Don’t be mistaken. Jen Lin-Liu’s book is not a politically charged tome. Just like the dim sum that Lin-Liu describes and makes, this book is light fare. A freelance journalist and food writer living in Beijing, Lin-Liu chronicles her adventures in cooking and eating, from the time she enrolls in the Hualian Cooking School in 2005, to her internships at eateries both humble and lavish, to the founding of her own cooking school.
Despite the recent saturation of China-centric books (thanks in part to the Beijing Olympics), this upbeat memoir is nonetheless an entertaining read. It’s punctuated with fascinating social commentary, not to mention mouthwatering descriptions of food, authentic recipes and light-hearted anecdotes.
As a second generation Chinese American growing up in Southern California, Lin-Liu was exposed to Chinese food and culture. But nothing from her childhood could have prepared her for the challenges that lay ahead. Not only does she have to stand her ground in a male-dominated environment, she struggles to follow her lessons in a second language.
In China, Lin-Liu also comes face-to-face with the corruption that infiltrates daily life in China. Because many students couldn’t afford to retake their exams, her teachers and school officials even encourage her to hire a “gun hand,” a professional test-taker, or to just plain cheat!

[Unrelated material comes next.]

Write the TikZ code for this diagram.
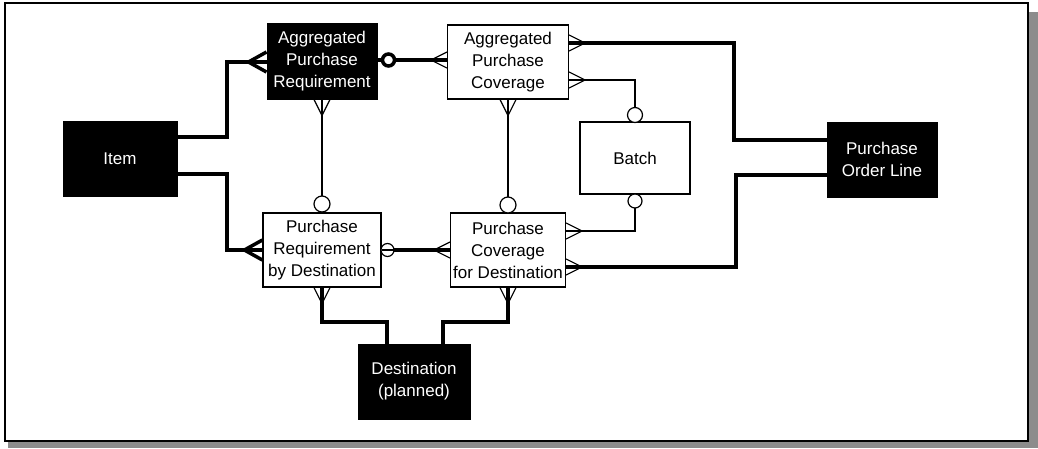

The attraction of “Serve the People” is not so much Lin-Liu’s culinary adventures (which include an investigative visit to one of the country’s largest MSG factories and a stint harvesting rice in the rural village of Ping’an), but rather in the vignettes of Chinese society we see through the characters she meets. Her cooking mentor, Chairman Wang, frequently peppers their cooking lessons with memories of the Cultural Revolution. She speaks, not without fondness, about the time she was “sent down” to the countryside to grow millet and sorghum and work in a coal mine.
After graduating from cooking school, Lin-Liu interns at Chef Zhang’s noodle stall. Zhang came to the city to better support the family he left behind in rural Shanxi province and toils in his humble noodle stall seven days a week. Lin-Liu also befriends Qin, an 18-year-old waitress who left her hometown in Sichuan province for a poorly paying dead-end job. Qin gets only one day off a month and lives in dismal conditions in a narrow alcove behind the restaurant kitchen with 20 other waitresses.
For balanced reporting, Lin-Liu gives us a glimpse at the other side of the coin — a burgeoning urban middle class hungry for luxury after decades of turmoil and deprivation. She dines at upscale restaurants with teacher Jiang, a food writer for Chinese Vogue and Shanghai Tatler, and, of course, she samples exotica like dog meat and penis (bull, sheep, donkey, you name it). Lin-Liu also writes about her exploits during her internship at Jereme Leung’s upscale Shanghai restaurant, Whampoa Club.
By recording the lives of the average man/woman (or just man or person if you prefer) on the street, Lin-Liu showcases an intriguing slice of contemporary China in the full swing of social and economic transformation. ♦
“Serve the People – A Stir-Fried Journey Through China” by Jen Lin-Liu is published by Harcourt Books.